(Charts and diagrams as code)
>>>>>
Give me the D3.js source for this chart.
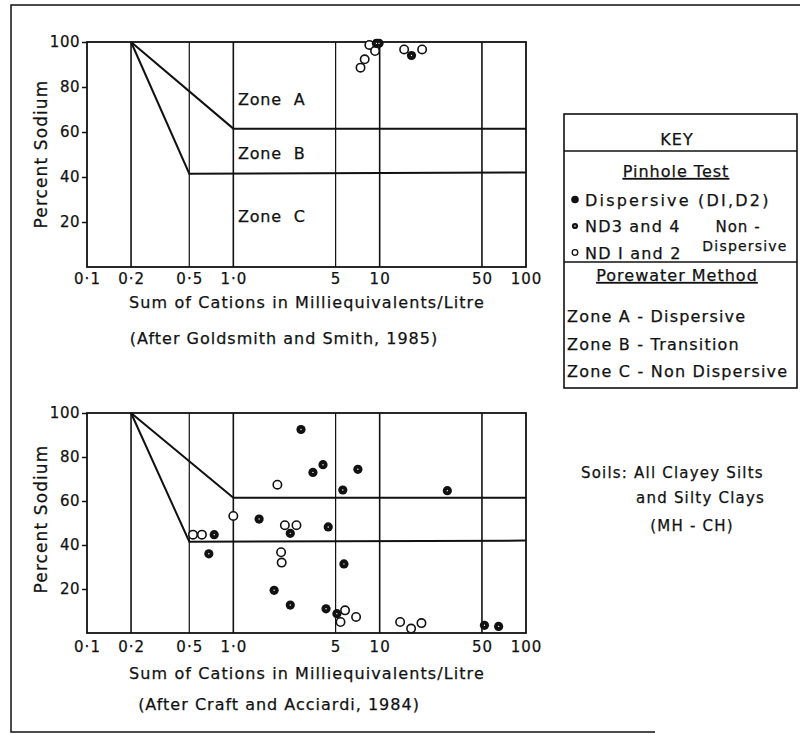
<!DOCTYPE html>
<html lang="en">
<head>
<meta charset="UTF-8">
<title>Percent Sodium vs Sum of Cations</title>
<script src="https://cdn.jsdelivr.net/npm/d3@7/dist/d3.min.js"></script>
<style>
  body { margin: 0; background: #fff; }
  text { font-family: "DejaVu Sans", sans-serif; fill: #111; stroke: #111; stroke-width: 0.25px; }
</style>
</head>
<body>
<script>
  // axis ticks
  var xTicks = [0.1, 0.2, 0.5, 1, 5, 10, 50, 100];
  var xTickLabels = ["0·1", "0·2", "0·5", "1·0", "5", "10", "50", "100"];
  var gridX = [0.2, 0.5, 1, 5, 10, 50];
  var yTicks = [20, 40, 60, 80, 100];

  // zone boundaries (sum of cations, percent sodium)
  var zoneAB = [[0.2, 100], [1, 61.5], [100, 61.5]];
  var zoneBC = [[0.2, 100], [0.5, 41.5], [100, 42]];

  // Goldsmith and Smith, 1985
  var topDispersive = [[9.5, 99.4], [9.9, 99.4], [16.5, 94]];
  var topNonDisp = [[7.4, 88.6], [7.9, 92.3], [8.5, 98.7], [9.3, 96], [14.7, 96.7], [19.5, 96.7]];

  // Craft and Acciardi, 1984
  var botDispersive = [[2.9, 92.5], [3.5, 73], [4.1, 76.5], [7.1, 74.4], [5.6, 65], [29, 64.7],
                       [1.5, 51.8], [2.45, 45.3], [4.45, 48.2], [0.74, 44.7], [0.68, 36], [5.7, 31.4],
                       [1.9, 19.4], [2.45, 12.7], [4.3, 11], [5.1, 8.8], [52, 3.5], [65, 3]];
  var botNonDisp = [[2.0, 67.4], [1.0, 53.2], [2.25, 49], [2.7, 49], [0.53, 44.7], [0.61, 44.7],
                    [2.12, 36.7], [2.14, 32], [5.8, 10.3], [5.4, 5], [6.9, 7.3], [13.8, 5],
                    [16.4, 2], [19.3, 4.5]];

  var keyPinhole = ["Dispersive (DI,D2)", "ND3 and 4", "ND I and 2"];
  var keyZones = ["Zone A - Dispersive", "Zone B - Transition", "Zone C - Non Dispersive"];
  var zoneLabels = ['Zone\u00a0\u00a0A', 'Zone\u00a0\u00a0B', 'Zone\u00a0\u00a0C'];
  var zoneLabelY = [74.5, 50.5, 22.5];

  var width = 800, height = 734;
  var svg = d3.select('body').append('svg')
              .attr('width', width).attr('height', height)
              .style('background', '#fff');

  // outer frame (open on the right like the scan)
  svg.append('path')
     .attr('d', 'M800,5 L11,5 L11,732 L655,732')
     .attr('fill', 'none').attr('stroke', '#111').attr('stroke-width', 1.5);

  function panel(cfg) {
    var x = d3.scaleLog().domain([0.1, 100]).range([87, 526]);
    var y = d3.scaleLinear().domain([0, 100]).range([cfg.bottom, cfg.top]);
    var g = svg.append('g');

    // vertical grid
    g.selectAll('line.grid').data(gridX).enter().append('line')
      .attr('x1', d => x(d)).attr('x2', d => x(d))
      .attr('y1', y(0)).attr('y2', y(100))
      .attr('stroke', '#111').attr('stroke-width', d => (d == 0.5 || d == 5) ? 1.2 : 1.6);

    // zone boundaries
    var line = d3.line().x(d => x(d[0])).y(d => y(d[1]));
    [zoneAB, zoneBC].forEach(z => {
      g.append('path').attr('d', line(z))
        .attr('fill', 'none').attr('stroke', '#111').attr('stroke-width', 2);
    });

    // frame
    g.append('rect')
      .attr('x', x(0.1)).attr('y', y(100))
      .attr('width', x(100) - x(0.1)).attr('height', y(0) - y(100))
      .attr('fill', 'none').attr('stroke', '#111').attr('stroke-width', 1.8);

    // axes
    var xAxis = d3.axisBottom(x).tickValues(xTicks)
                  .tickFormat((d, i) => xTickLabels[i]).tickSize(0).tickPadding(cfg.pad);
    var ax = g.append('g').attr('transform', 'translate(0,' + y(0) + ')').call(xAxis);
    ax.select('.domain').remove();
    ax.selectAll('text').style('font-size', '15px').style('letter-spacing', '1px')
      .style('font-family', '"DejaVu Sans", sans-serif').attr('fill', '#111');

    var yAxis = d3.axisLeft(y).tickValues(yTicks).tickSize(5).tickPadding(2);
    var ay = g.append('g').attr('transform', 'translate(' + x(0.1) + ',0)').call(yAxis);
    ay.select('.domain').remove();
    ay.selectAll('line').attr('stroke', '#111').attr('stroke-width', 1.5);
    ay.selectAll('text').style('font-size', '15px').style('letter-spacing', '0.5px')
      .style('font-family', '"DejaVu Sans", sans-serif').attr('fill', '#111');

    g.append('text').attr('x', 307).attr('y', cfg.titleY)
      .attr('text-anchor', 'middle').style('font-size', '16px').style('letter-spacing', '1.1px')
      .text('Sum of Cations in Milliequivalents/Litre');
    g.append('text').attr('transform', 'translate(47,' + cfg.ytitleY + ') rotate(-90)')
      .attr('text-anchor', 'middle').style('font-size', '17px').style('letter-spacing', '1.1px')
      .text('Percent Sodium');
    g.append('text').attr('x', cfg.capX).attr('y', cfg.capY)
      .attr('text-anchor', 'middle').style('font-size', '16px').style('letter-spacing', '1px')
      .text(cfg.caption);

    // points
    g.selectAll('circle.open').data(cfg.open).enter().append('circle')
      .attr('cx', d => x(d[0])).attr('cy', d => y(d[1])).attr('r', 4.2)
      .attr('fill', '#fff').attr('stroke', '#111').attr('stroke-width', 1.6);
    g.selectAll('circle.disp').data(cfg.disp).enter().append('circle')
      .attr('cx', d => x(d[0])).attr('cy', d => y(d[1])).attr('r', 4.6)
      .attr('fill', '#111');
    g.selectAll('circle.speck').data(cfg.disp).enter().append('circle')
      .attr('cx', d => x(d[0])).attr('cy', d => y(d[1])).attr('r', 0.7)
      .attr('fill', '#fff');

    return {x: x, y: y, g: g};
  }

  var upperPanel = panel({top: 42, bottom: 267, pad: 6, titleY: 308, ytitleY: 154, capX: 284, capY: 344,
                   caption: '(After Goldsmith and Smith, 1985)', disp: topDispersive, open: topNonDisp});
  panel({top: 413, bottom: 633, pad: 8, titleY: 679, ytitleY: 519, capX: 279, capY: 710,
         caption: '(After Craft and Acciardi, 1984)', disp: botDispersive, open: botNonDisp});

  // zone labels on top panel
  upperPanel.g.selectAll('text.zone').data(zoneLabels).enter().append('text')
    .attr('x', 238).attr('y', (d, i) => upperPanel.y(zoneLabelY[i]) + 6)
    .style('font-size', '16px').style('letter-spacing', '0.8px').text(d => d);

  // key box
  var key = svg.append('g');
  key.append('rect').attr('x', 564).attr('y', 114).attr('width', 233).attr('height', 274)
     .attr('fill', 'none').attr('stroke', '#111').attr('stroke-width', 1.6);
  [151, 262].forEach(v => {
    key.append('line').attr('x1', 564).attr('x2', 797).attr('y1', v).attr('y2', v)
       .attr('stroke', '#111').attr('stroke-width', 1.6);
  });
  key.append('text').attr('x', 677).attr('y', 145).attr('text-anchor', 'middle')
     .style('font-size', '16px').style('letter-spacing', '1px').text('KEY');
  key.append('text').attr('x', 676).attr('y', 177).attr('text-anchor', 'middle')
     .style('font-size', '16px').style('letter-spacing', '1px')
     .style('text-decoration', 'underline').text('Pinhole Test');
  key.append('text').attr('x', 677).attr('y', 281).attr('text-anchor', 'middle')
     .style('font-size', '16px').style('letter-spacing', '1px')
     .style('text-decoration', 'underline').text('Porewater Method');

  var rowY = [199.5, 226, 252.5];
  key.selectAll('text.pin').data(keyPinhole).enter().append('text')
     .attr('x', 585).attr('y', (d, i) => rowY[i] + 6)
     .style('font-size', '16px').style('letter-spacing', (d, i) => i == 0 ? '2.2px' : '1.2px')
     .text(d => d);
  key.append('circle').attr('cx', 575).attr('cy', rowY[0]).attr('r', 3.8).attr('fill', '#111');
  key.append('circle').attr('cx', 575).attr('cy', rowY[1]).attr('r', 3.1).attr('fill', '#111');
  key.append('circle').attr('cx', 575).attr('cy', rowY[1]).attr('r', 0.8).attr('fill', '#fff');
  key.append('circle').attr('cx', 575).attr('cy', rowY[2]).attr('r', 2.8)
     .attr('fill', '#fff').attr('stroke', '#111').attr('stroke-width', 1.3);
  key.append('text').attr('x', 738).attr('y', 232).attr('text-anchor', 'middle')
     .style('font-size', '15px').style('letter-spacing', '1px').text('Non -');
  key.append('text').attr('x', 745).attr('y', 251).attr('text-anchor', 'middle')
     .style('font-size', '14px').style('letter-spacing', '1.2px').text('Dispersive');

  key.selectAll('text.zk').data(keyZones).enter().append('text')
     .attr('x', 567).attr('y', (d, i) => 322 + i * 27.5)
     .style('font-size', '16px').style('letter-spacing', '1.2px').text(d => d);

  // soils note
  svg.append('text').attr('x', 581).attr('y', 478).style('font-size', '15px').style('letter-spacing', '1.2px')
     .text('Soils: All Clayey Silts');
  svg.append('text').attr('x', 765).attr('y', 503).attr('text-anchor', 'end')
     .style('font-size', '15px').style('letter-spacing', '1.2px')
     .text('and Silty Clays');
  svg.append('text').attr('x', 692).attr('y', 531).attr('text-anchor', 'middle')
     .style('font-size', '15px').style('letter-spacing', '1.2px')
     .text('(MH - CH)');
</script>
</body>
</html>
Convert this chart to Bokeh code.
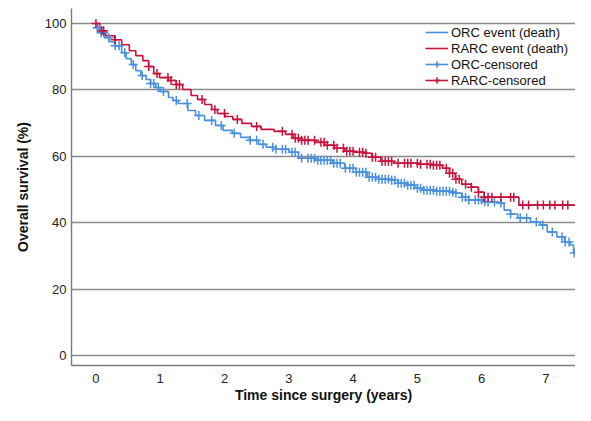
<<<<<
### TASK DETAILS
Begin at the top of the records above and retype each line exactly until the line containing "var yTicks = [20, 40, 60, 80, 100];", which is included. Skip all pictures.

### RESPONSE TO THIS EXERCISE
Give me the D3.js source for this chart.
<!DOCTYPE html>
<html lang="en">
<head>
<meta charset="UTF-8">
<title>Percent Sodium vs Sum of Cations</title>
<script src="https://cdn.jsdelivr.net/npm/d3@7/dist/d3.min.js"></script>
<style>
  body { margin: 0; background: #fff; }
  text { font-family: "DejaVu Sans", sans-serif; fill: #111; stroke: #111; stroke-width: 0.25px; }
</style>
</head>
<body>
<script>
  // axis ticks
  var xTicks = [0.1, 0.2, 0.5, 1, 5, 10, 50, 100];
  var xTickLabels = ["0·1", "0·2", "0·5", "1·0", "5", "10", "50", "100"];
  var gridX = [0.2, 0.5, 1, 5, 10, 50];
  var yTicks = [20, 40, 60, 80, 100];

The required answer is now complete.